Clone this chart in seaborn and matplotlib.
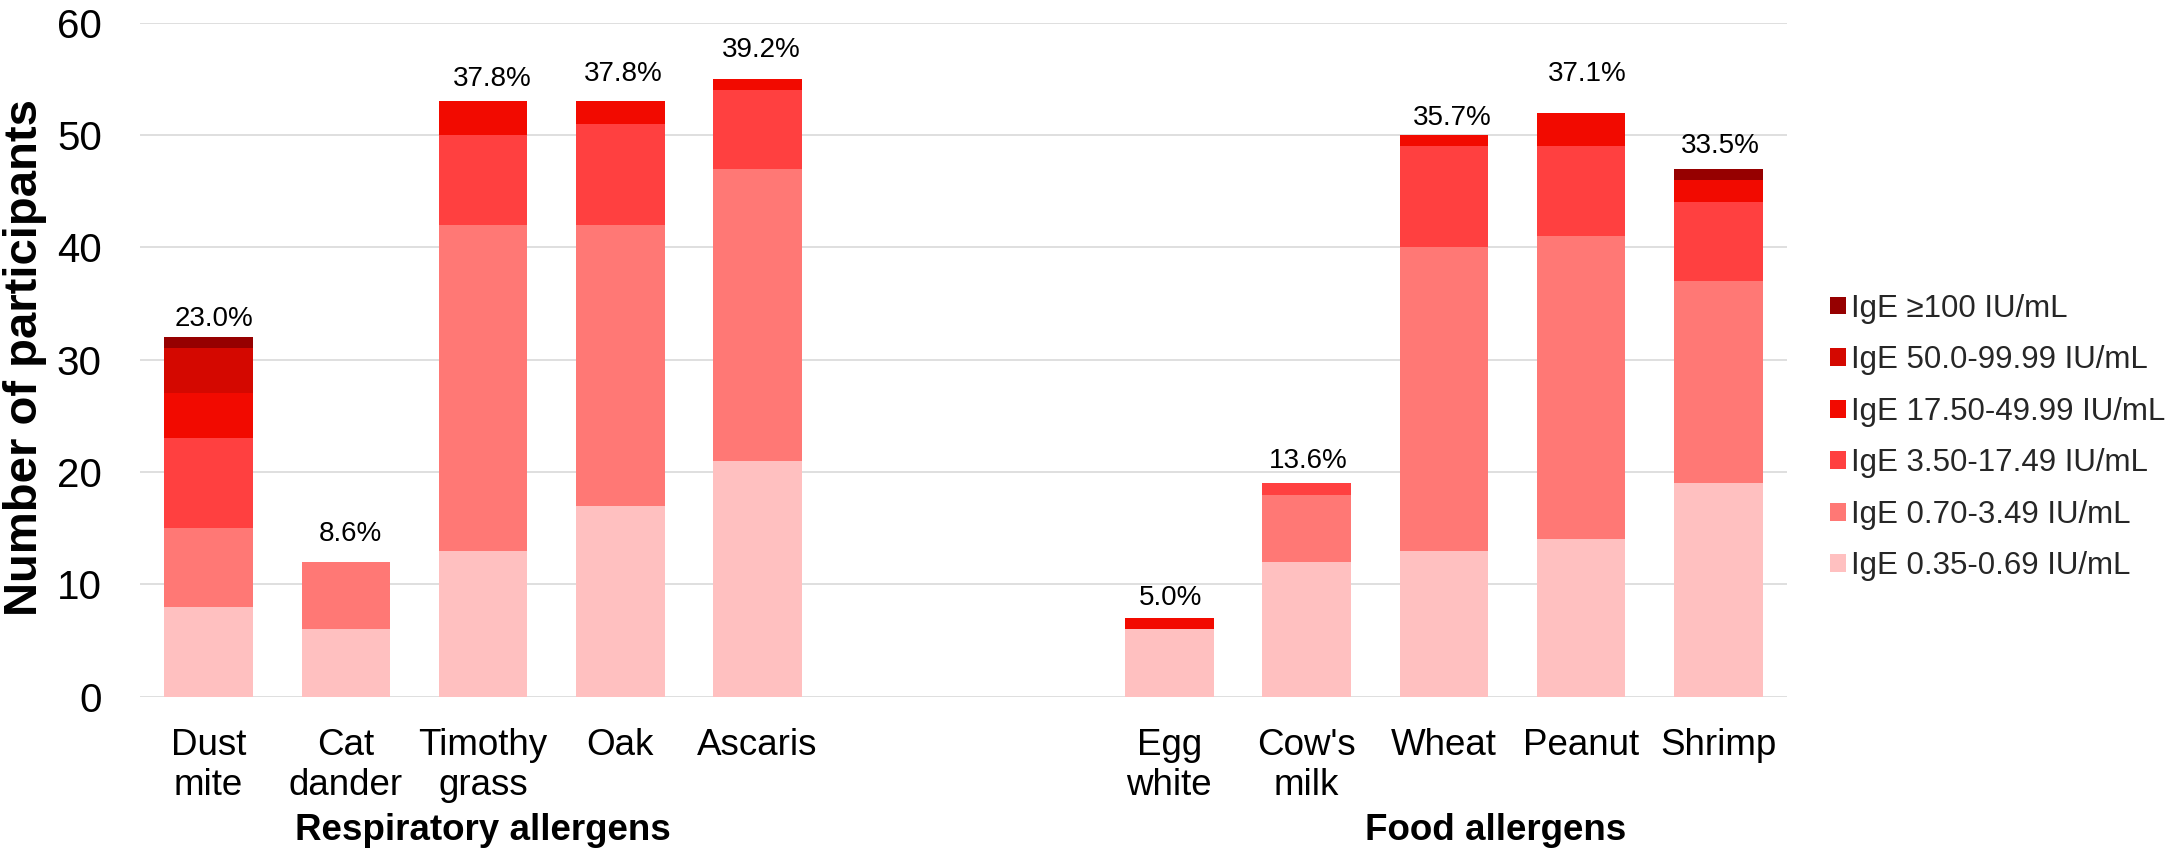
import numpy as np
import pandas as pd
import matplotlib
matplotlib.use("Agg")
import matplotlib.pyplot as plt
from matplotlib.patches import Patch
from matplotlib.transforms import blended_transform_factory
import seaborn as sns

# Allergens (line breaks are part of the axis labels)
respiratory = ["Dust\nmite", "Cat\ndander", "Timothy\ngrass", "Oak", "Ascaris"]
food = ["Egg\nwhite", "Cow's\nmilk", "Wheat", "Peanut", "Shrimp"]
allergens = respiratory + food

# IgE classes, lowest to highest
ige_classes = ["IgE 0.35-0.69 IU/mL", "IgE 0.70-3.49 IU/mL", "IgE 3.50-17.49 IU/mL",
               "IgE 17.50-49.99 IU/mL", "IgE 50.0-99.99 IU/mL", "IgE \u2265100 IU/mL"]

# Number of participants in each IgE class, per allergen
ige_035_069 = [8, 6, 13, 17, 21, 6, 12, 13, 14, 19]
ige_070_349 = [7, 6, 29, 25, 26, 0, 6, 27, 27, 18]
ige_350_1749 = [8, 0, 8, 9, 7, 0, 1, 9, 8, 7]
ige_1750_4999 = [4, 0, 3, 2, 1, 1, 0, 1, 3, 2]
ige_50_9999 = [4, 0, 0, 0, 0, 0, 0, 0, 0, 0]
ige_100_plus = [1, 0, 0, 0, 0, 0, 0, 0, 0, 1]

# Share of sensitized participants per allergen
sensitized_pct = [23.0, 8.6, 37.8, 37.8, 39.2, 5.0, 13.6, 35.7, 37.1, 33.5]

class_counts = [ige_035_069, ige_070_349, ige_350_1749,
                ige_1750_4999, ige_50_9999, ige_100_plus]
class_colors = ["#FFC0C0", "#FF7875", "#FF4040", "#F20A00", "#D40800", "#960000"]

records = []
for cls, counts in zip(ige_classes, class_counts):
    for name, n in zip(allergens, counts):
        records.append({"allergen": name, "ige_class": cls, "count": n})
df = pd.DataFrame(records)
df["ige_class"] = pd.Categorical(df["ige_class"], categories=ige_classes, ordered=True)
df = df.sort_values(["allergen", "ige_class"])
df["cumulative"] = df.groupby("allergen", sort=False)["count"].cumsum()

# two empty slots separate the respiratory and food groups
order = respiratory + [" ", "  "] + food

sns.set_theme(style="white")
plt.rcParams["font.family"] = ["Liberation Sans", "DejaVu Sans"]

W, H = 2169, 851
fig = plt.figure(figsize=(W / 100, H / 100), dpi=100)
ax = fig.add_axes([140 / W, (H - 696.7) / H, (1787 - 140) / W, (696.7 - 22.7) / H])

# stacked bars: draw cumulative totals from the top class down
for cls, color in zip(reversed(ige_classes), reversed(class_colors)):
    sub = df[df["ige_class"] == cls]
    sns.barplot(data=sub, x="allergen", y="cumulative", order=order, color=color,
                saturation=1, width=0.644, errorbar=None, linewidth=0, ax=ax)

# totals annotated with the share of sensitized participants
label_shift_px = [(5, 11.5), (4, 21), (9, 15), (3, 20), (4, 21.5),
                  (1, 13), (2, 15.5), (8, 10.5), (6, 31.5), (2, 16)]
totals = np.sum(np.array(class_counts), axis=0)
for name, total, pct, (dx, dy) in zip(allergens, totals, sensitized_pct, label_shift_px):
    ax.annotate(f"{pct:.1f}%", xy=(order.index(name), total),
                xytext=(dx * 0.72, dy * 0.72), textcoords="offset points",
                ha="center", va="baseline", fontsize=20, color="black")

ax.set_xlim(-0.5, len(order) - 0.5)
ax.set_ylim(0, 60)
ax.set_yticks(np.arange(0, 61, 10))
ax.set_xlabel("")
ax.set_ylabel("")
ax.yaxis.grid(True, color="#D9D9D9", linewidth=1.2)
ax.xaxis.grid(False)
ax.set_axisbelow(True)
for side in ax.spines.values():
    side.set_visible(False)
ax.tick_params(axis="y", length=0, pad=27.5, labelsize=29, labelcolor="black")
ax.tick_params(axis="x", length=0, pad=22.5, labelsize=26.5, labelcolor="black")

# group titles under the category labels
trans = blended_transform_factory(ax.transData, fig.transFigure)
ax.text(2, 11 / H, "Respiratory allergens", transform=trans, ha="center",
        va="baseline", fontsize=26.5, fontweight="bold", color="black")
ax.text(9.38, 11 / H, "Food allergens", transform=trans, ha="center",
        va="baseline", fontsize=26.5, fontweight="bold", color="black")

fig.text(3 / W, (H - 358) / H, "Number of participants", rotation=90,
         ha="left", va="center", fontsize=34, fontweight="bold", color="black")

handles = [Patch(facecolor=c, edgecolor="none", label=l)
           for l, c in zip(reversed(ige_classes), reversed(class_colors))]
ax.legend(handles=handles, loc="center left", bbox_to_anchor=(1830 / W, (H - 437.5) / H),
          bbox_transform=fig.transFigure, frameon=False, fontsize=22.5,
          handlelength=0.5, handleheight=0.5, handletextpad=0.18,
          labelspacing=0.69, borderpad=0, borderaxespad=0)

fig.savefig("out.png", dpi=100)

++++

Aim of the task.
Skip the images and write out the rest of the listing exactly.

Solution for this task.
Clone this chart in seaborn and matplotlib.
import numpy as np
import pandas as pd
import matplotlib
matplotlib.use("Agg")
import matplotlib.pyplot as plt
from matplotlib.patches import Patch
from matplotlib.transforms import blended_transform_factory
import seaborn as sns

# Allergens (line breaks are part of the axis labels)
respiratory = ["Dust\nmite", "Cat\ndander", "Timothy\ngrass", "Oak", "Ascaris"]
food = ["Egg\nwhite", "Cow's\nmilk", "Wheat", "Peanut", "Shrimp"]
allergens = respiratory + food

# IgE classes, lowest to highest
ige_classes = ["IgE 0.35-0.69 IU/mL", "IgE 0.70-3.49 IU/mL", "IgE 3.50-17.49 IU/mL",
               "IgE 17.50-49.99 IU/mL", "IgE 50.0-99.99 IU/mL", "IgE \u2265100 IU/mL"]

# Number of participants in each IgE class, per allergen
ige_035_069 = [8, 6, 13, 17, 21, 6, 12, 13, 14, 19]
ige_070_349 = [7, 6, 29, 25, 26, 0, 6, 27, 27, 18]
ige_350_1749 = [8, 0, 8, 9, 7, 0, 1, 9, 8, 7]
ige_1750_4999 = [4, 0, 3, 2, 1, 1, 0, 1, 3, 2]
ige_50_9999 = [4, 0, 0, 0, 0, 0, 0, 0, 0, 0]
ige_100_plus = [1, 0, 0, 0, 0, 0, 0, 0, 0, 1]

# Share of sensitized participants per allergen
sensitized_pct = [23.0, 8.6, 37.8, 37.8, 39.2, 5.0, 13.6, 35.7, 37.1, 33.5]

class_counts = [ige_035_069, ige_070_349, ige_350_1749,
                ige_1750_4999, ige_50_9999, ige_100_plus]
class_colors = ["#FFC0C0", "#FF7875", "#FF4040", "#F20A00", "#D40800", "#960000"]

records = []
for cls, counts in zip(ige_classes, class_counts):
    for name, n in zip(allergens, counts):
        records.append({"allergen": name, "ige_class": cls, "count": n})
df = pd.DataFrame(records)
df["ige_class"] = pd.Categorical(df["ige_class"], categories=ige_classes, ordered=True)
df = df.sort_values(["allergen", "ige_class"])
df["cumulative"] = df.groupby("allergen", sort=False)["count"].cumsum()

# two empty slots separate the respiratory and food groups
order = respiratory + [" ", "  "] + food

sns.set_theme(style="white")
plt.rcParams["font.family"] = ["Liberation Sans", "DejaVu Sans"]

W, H = 2169, 851
fig = plt.figure(figsize=(W / 100, H / 100), dpi=100)
ax = fig.add_axes([140 / W, (H - 696.7) / H, (1787 - 140) / W, (696.7 - 22.7) / H])

# stacked bars: draw cumulative totals from the top class down
for cls, color in zip(reversed(ige_classes), reversed(class_colors)):
    sub = df[df["ige_class"] == cls]
    sns.barplot(data=sub, x="allergen", y="cumulative", order=order, color=color,
                saturation=1, width=0.644, errorbar=None, linewidth=0, ax=ax)

# totals annotated with the share of sensitized participants
label_shift_px = [(5, 11.5), (4, 21), (9, 15), (3, 20), (4, 21.5),
                  (1, 13), (2, 15.5), (8, 10.5), (6, 31.5), (2, 16)]
totals = np.sum(np.array(class_counts), axis=0)
for name, total, pct, (dx, dy) in zip(allergens, totals, sensitized_pct, label_shift_px):
    ax.annotate(f"{pct:.1f}%", xy=(order.index(name), total),
                xytext=(dx * 0.72, dy * 0.72), textcoords="offset points",
                ha="center", va="baseline", fontsize=20, color="black")

ax.set_xlim(-0.5, len(order) - 0.5)
ax.set_ylim(0, 60)
ax.set_yticks(np.arange(0, 61, 10))
ax.set_xlabel("")
ax.set_ylabel("")
ax.yaxis.grid(True, color="#D9D9D9", linewidth=1.2)
ax.xaxis.grid(False)
ax.set_axisbelow(True)
for side in ax.spines.values():
    side.set_visible(False)
ax.tick_params(axis="y", length=0, pad=27.5, labelsize=29, labelcolor="black")
ax.tick_params(axis="x", length=0, pad=22.5, labelsize=26.5, labelcolor="black")

# group titles under the category labels
trans = blended_transform_factory(ax.transData, fig.transFigure)
ax.text(2, 11 / H, "Respiratory allergens", transform=trans, ha="center",
        va="baseline", fontsize=26.5, fontweight="bold", color="black")
ax.text(9.38, 11 / H, "Food allergens", transform=trans, ha="center",
        va="baseline", fontsize=26.5, fontweight="bold", color="black")

fig.text(3 / W, (H - 358) / H, "Number of participants", rotation=90,
         ha="left", va="center", fontsize=34, fontweight="bold", color="black")

handles = [Patch(facecolor=c, edgecolor="none", label=l)
           for l, c in zip(reversed(ige_classes), reversed(class_colors))]
ax.legend(handles=handles, loc="center left", bbox_to_anchor=(1830 / W, (H - 437.5) / H),
          bbox_transform=fig.transFigure, frameon=False, fontsize=22.5,
          handlelength=0.5, handleheight=0.5, handletextpad=0.18,
          labelspacing=0.69, borderpad=0, borderaxespad=0)

fig.savefig("out.png", dpi=100)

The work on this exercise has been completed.